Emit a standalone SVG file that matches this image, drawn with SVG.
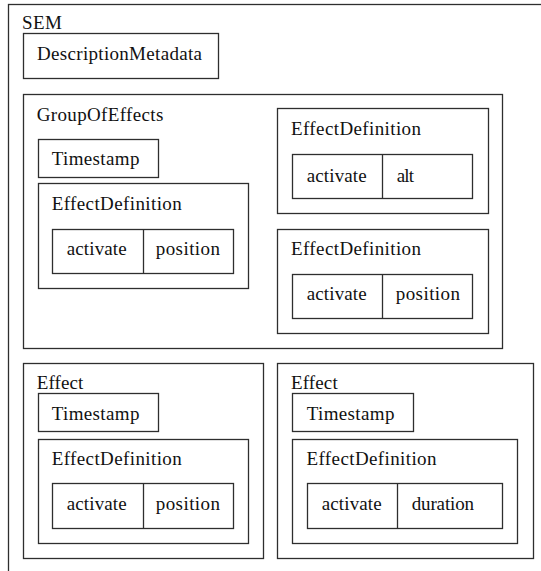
<svg xmlns="http://www.w3.org/2000/svg" width="541" height="571" viewBox="0 0 541 571" font-family="'Liberation Serif', 'DejaVu Serif', serif">
<style>
rect, line { fill: none; stroke: #2e2e2e; stroke-width: 1.3; }
text { font-size: 19px; fill: #111; }
.t { font-family: 'Liberation Serif', 'DejaVu Serif', serif; }
</style>
<rect x="0" y="0" width="541" height="571" style="fill:#fff;stroke:none"/>
<g id="SEM">
  <rect x="8.5" y="4.5" width="560" height="600"/>
  <text class="t" x="22" y="29" textLength="40" lengthAdjust="spacing">SEM</text>
</g>
<g id="DescriptionMetadata">
  <rect x="23.5" y="33.5" width="195" height="45"/>
  <text class="t" x="37" y="60" textLength="165" lengthAdjust="spacing">DescriptionMetadata</text>
</g>
<g id="GroupOfEffects">
  <rect x="23.5" y="94.5" width="479" height="254"/>
  <text class="t" x="36.7" y="120.5" textLength="126.7" lengthAdjust="spacing">GroupOfEffects</text>
</g>
<g id="GoE_Timestamp">
  <rect x="38.5" y="139.5" width="120" height="38"/>
  <text class="t" x="51.7" y="165" textLength="87.7" lengthAdjust="spacing">Timestamp</text>
</g>
<g id="GoE_EffectDefinition1">
  <rect x="38.5" y="183.5" width="210" height="105"/>
  <text class="t" x="51.7" y="210" textLength="130" lengthAdjust="spacing">EffectDefinition</text>
  <rect x="52.5" y="229.5" width="181" height="44"/>
  <line x1="143.5" y1="229.5" x2="143.5" y2="273.5"/>
  <text class="t" x="66.7" y="255" textLength="60" lengthAdjust="spacing">activate</text>
  <text class="t" x="155.7" y="255" textLength="64.3" lengthAdjust="spacing">position</text>
</g>
<g id="GoE_EffectDefinition2">
  <rect x="277.5" y="108.5" width="211" height="105"/>
  <text class="t" x="291" y="135" textLength="130" lengthAdjust="spacing">EffectDefinition</text>
  <rect x="292.5" y="154.5" width="180" height="44"/>
  <line x1="382.5" y1="154.5" x2="382.5" y2="198.5"/>
  <text class="t" x="306.7" y="181.5" textLength="60" lengthAdjust="spacing">activate</text>
  <text class="t" x="396.7" y="181.5" textLength="17.3" lengthAdjust="spacing">alt</text>
</g>
<g id="GoE_EffectDefinition3">
  <rect x="277.5" y="229.5" width="211" height="104"/>
  <text class="t" x="291" y="255" textLength="130" lengthAdjust="spacing">EffectDefinition</text>
  <rect x="292.5" y="274.5" width="180" height="44"/>
  <line x1="382.5" y1="274.5" x2="382.5" y2="318.5"/>
  <text class="t" x="306.7" y="299.5" textLength="60" lengthAdjust="spacing">activate</text>
  <text class="t" x="395.7" y="299.5" textLength="64.3" lengthAdjust="spacing">position</text>
</g>
<g id="Effect1">
  <rect x="23.5" y="363.5" width="240" height="195"/>
  <text class="t" x="36.7" y="389" textLength="46.7" lengthAdjust="spacing">Effect</text>
</g>
<g id="Effect1_Timestamp">
  <rect x="38.5" y="393.5" width="120" height="38"/>
  <text class="t" x="51.7" y="420" textLength="87.7" lengthAdjust="spacing">Timestamp</text>
</g>
<g id="Effect1_EffectDefinition">
  <rect x="38.5" y="439.5" width="210" height="104"/>
  <text class="t" x="51.7" y="465" textLength="130" lengthAdjust="spacing">EffectDefinition</text>
  <rect x="52.5" y="483.5" width="181" height="45"/>
  <line x1="143.5" y1="483.5" x2="143.5" y2="528.5"/>
  <text class="t" x="66.7" y="509.5" textLength="60" lengthAdjust="spacing">activate</text>
  <text class="t" x="155.7" y="509.5" textLength="64.3" lengthAdjust="spacing">position</text>
</g>
<g id="Effect2">
  <rect x="277.5" y="363.5" width="256" height="195"/>
  <text class="t" x="291" y="389" textLength="46.7" lengthAdjust="spacing">Effect</text>
</g>
<g id="Effect2_Timestamp">
  <rect x="292.5" y="393.5" width="121" height="38"/>
  <text class="t" x="306.7" y="420" textLength="87.7" lengthAdjust="spacing">Timestamp</text>
</g>
<g id="Effect2_EffectDefinition">
  <rect x="292.5" y="439.5" width="225" height="104"/>
  <text class="t" x="306.5" y="465" textLength="130" lengthAdjust="spacing">EffectDefinition</text>
  <rect x="307.5" y="483.5" width="195" height="45"/>
  <line x1="397.5" y1="483.5" x2="397.5" y2="528.5"/>
  <text class="t" x="321.7" y="509.5" textLength="60" lengthAdjust="spacing">activate</text>
  <text class="t" x="411.7" y="509.5" textLength="62.3" lengthAdjust="spacing">duration</text>
</g>
<g id="connectors"/>
</svg>
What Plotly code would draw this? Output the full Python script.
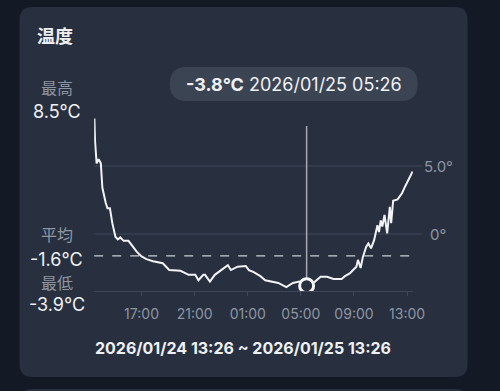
import plotly.graph_objects as go

W, H = 500, 391

# ---- data ----
times = [
    "2026-01-24 13:27", "2026-01-24 13:30", "2026-01-24 13:37", "2026-01-24 13:46", "2026-01-24 13:56",
    "2026-01-24 14:03", "2026-01-24 14:18", "2026-01-24 14:26", "2026-01-24 14:37", "2026-01-24 14:48",
    "2026-01-24 15:02", "2026-01-24 15:13", "2026-01-24 15:24", "2026-01-24 15:39", "2026-01-24 16:01",
    "2026-01-24 16:16", "2026-01-24 16:38", "2026-01-24 17:00", "2026-01-24 17:22", "2026-01-24 17:52",
    "2026-01-24 18:36", "2026-01-24 19:05", "2026-01-24 19:56", "2026-01-24 20:33", "2026-01-24 21:03",
    "2026-01-24 21:17", "2026-01-24 21:39", "2026-01-24 21:47", "2026-01-24 22:09", "2026-01-24 22:31",
    "2026-01-24 23:00", "2026-01-24 23:30", "2026-01-24 23:44", "2026-01-25 00:14", "2026-01-25 00:51",
    "2026-01-25 01:05", "2026-01-25 01:27", "2026-01-25 01:57", "2026-01-25 02:19", "2026-01-25 02:48",
    "2026-01-25 03:18", "2026-01-25 03:54", "2026-01-25 04:24", "2026-01-25 04:53", "2026-01-25 05:15",
    "2026-01-25 05:26", "2026-01-25 06:00", "2026-01-25 06:29", "2026-01-25 06:58", "2026-01-25 07:28",
    "2026-01-25 08:04", "2026-01-25 08:19", "2026-01-25 08:41", "2026-01-25 08:56", "2026-01-25 09:11",
    "2026-01-25 09:18", "2026-01-25 09:30", "2026-01-25 09:40", "2026-01-25 09:55", "2026-01-25 10:05",
    "2026-01-25 10:17", "2026-01-25 10:31", "2026-01-25 10:39", "2026-01-25 10:46", "2026-01-25 10:53",
    "2026-01-25 11:01", "2026-01-25 11:08", "2026-01-25 11:18", "2026-01-25 11:30", "2026-01-25 11:42",
    "2026-01-25 11:48", "2026-01-25 11:57", "2026-01-25 12:17", "2026-01-25 12:37", "2026-01-25 12:51",
    "2026-01-25 13:06", "2026-01-25 13:25",
]
temps = [
    8.5, 6.8, 5.2, 5.5, 5.2,
    3.4, 2.3, 1.9, 1.9, 0.8,
    -0.2, -0.4, -0.25, -0.5, -0.5,
    -0.8, -1.3, -1.65, -1.85, -2.0,
    -2.15, -2.65, -2.7, -3.0, -3.0,
    -3.4, -3.0, -3.0, -3.5, -3.0,
    -2.65, -2.3, -2.65, -2.4, -2.35,
    -2.65, -2.8, -3.1, -3.4, -3.5,
    -3.6, -3.9, -3.6, -3.5, -3.75,
    -3.8, -3.55, -3.15, -3.15, -3.3,
    -3.3, -3.1, -2.9, -2.65, -2.4,
    -1.9, -2.5, -1.7, -0.95, -0.7,
    -1.05, -0.45, 0.3, 0.65, 0.15,
    1.0, 0.55, 1.4, 0.05, 2.0,
    0.8, 2.45, 2.55, 3.0, 3.5,
    4.0, 4.6,
]
tick_vals = ["2026-01-24 17:00", "2026-01-24 21:00", "2026-01-25 01:00",
             "2026-01-25 05:00", "2026-01-25 09:00", "2026-01-25 13:00"]
tick_text = ["17:00", "21:00", "01:00", "05:00", "09:00", "13:00"]
grid_vals = [5.0, 0.0]
grid_text = ["5.0°", "0°"]
x_start, x_end = "2026-01-24 13:26", "2026-01-25 13:26"
avg_val = -1.6
sel_time, sel_temp = "2026-01-25 05:26", -3.8
stat_labels = ["最高", "平均", "最低"]
stat_values = ["8.5°C", "-1.6°C", "-3.9°C"]
title_text = "温度"
range_text = "2026/01/24 13:26 ~ 2026/01/25 13:26"
tip_value = "-3.8°C"
tip_time = "2026/01/25 05:26"

# ---- helpers (pixel -> paper) ----
def px(x):
    return x / W

def py(y):
    return 1 - y / H

def rrect(x0, y0, x1, y1, r):
    rx, ry = r / W, r / H
    X0, X1 = px(x0), px(x1)
    Y0, Y1 = py(y0), py(y1)  # Y0 top (bigger), Y1 bottom
    return (f"M {X0+rx},{Y0} L {X1-rx},{Y0} Q {X1},{Y0} {X1},{Y0-ry} "
            f"L {X1},{Y1+ry} Q {X1},{Y1} {X1-rx},{Y1} L {X0+rx},{Y1} "
            f"Q {X0},{Y1} {X0},{Y1+ry} L {X0},{Y0-ry} Q {X0},{Y0} {X0+rx},{Y0} Z")

FONT = "Inter, Noto Sans CJK JP, sans-serif"
BG = "#131a26"
CARD = "#283040"
GRID = "#3f4858"
GRAY = "#8e95a2"
WHITE = "#eef0f3"

PL, PR, PT, PB = 96.5, 423, 116, 291
y_lo = -4.19
y_hi = 8.68

fig = go.Figure()

fig.add_trace(go.Scatter(
    x=times, y=temps, mode="lines",
    line=dict(color="#f2f3f5", width=2),
    hoverinfo="skip", showlegend=False,
))
fig.add_trace(go.Scatter(
    x=[sel_time], y=[sel_temp], mode="markers",
    marker=dict(size=14, color=CARD, line=dict(color="#f5f6f8", width=3)),
    cliponaxis=True, hoverinfo="skip", showlegend=False,
))

shapes = [
    dict(type="path", xref="paper", yref="paper", path=rrect(20, 7, 479, 377, 13),
         fillcolor=CARD, line=dict(width=0), layer="below"),
    dict(type="path", xref="paper", yref="paper", path=rrect(20, 389, 479, 420, 13),
         fillcolor=CARD, line=dict(width=0), layer="below"),
    dict(type="path", xref="paper", yref="paper", path=rrect(174, 67, 428, 101, 17),
         fillcolor="#3b4453", line=dict(width=0), layer="below"),
]
for g in grid_vals:
    shapes.append(dict(type="line", xref="paper", yref="y", x0=px(PL), x1=px(433),
                       y0=g, y1=g, line=dict(color=GRID, width=1), layer="below"))
shapes.append(dict(type="line", xref="paper", yref="y", x0=px(PL), x1=px(422),
                   y0=avg_val, y1=avg_val, line=dict(color="#c9cdd3", width=1.2, dash="dash"),
                   layer="below"))
shapes.append(dict(type="line", xref="x", yref="paper", x0=sel_time, x1=sel_time,
                   y0=py(126), y1=py(PB), line=dict(color="#a4a9b2", width=1.5), layer="below"))

ann = []
ann.append(dict(x=px(36), y=py(36), xref="paper", yref="paper", text=f"<b>{title_text}</b>",
                showarrow=False, xanchor="left", yanchor="middle",
                font=dict(size=18, color=WHITE, family=FONT)))
label_y = [88, 235, 283]
value_y = [111, 259.5, 304]
for lab, ly, val, vy in zip(stat_labels, label_y, stat_values, value_y):
    ann.append(dict(x=px(58), y=py(ly), xref="paper", yref="paper", text=lab, showarrow=False,
                    xanchor="center", yanchor="middle", font=dict(size=16, color=GRAY, family=FONT)))
    ann.append(dict(x=px(58), y=py(vy), xref="paper", yref="paper", text=val, showarrow=False,
                    xanchor="center", yanchor="middle", font=dict(size=18, color=WHITE, family=FONT)))
for g, t in zip(grid_vals, grid_text):
    ann.append(dict(x=px(449), y=g, xref="paper", yref="y", text=t, showarrow=False,
                    xanchor="center", yanchor="middle", font=dict(size=15, color=GRAY, family=FONT)))
ann.append(dict(x=px(301), y=py(84), xref="paper", yref="paper",
                text=f"<b>{tip_value}</b> {tip_time}", showarrow=False,
                xanchor="center", yanchor="middle", font=dict(size=18, color=WHITE, family=FONT)))
ann.append(dict(x=px(249), y=py(348), xref="paper", yref="paper", text=f"<b>{range_text}</b>",
                showarrow=False, xanchor="center", yanchor="middle",
                font=dict(size=16, color=WHITE, family=FONT)))

fig.update_layout(
    width=W, height=H, autosize=False,
    margin=dict(l=0, r=0, t=0, b=0, pad=0),
    paper_bgcolor=BG, plot_bgcolor="rgba(0,0,0,0)",
    shapes=shapes, annotations=ann, showlegend=False,
    xaxis=dict(domain=[px(PL), px(PR)], range=[x_start, x_end], type="date",
               tickvals=tick_vals, ticktext=tick_text, showgrid=False, zeroline=False,
               showline=True, linecolor=GRID, linewidth=1,
               ticks="outside", ticklen=4, tickcolor=GRID, ticklabelstandoff=6,
               tickfont=dict(size=14, color=GRAY, family=FONT), fixedrange=True),
    yaxis=dict(domain=[py(PB), py(PT)], range=[y_lo, y_hi], showgrid=False, zeroline=False,
               showticklabels=False, showline=False, fixedrange=True),
)

fig.write_html("out.html", config={"displayModeBar": False})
......
From the records above, copy exactly the stretch from the line holding "What Plotly code" through the line holding "W, H = 500, 391", both ends included, without the pictures.

Final result:
What Plotly code would draw this? Output the full Python script.
import plotly.graph_objects as go

W, H = 500, 391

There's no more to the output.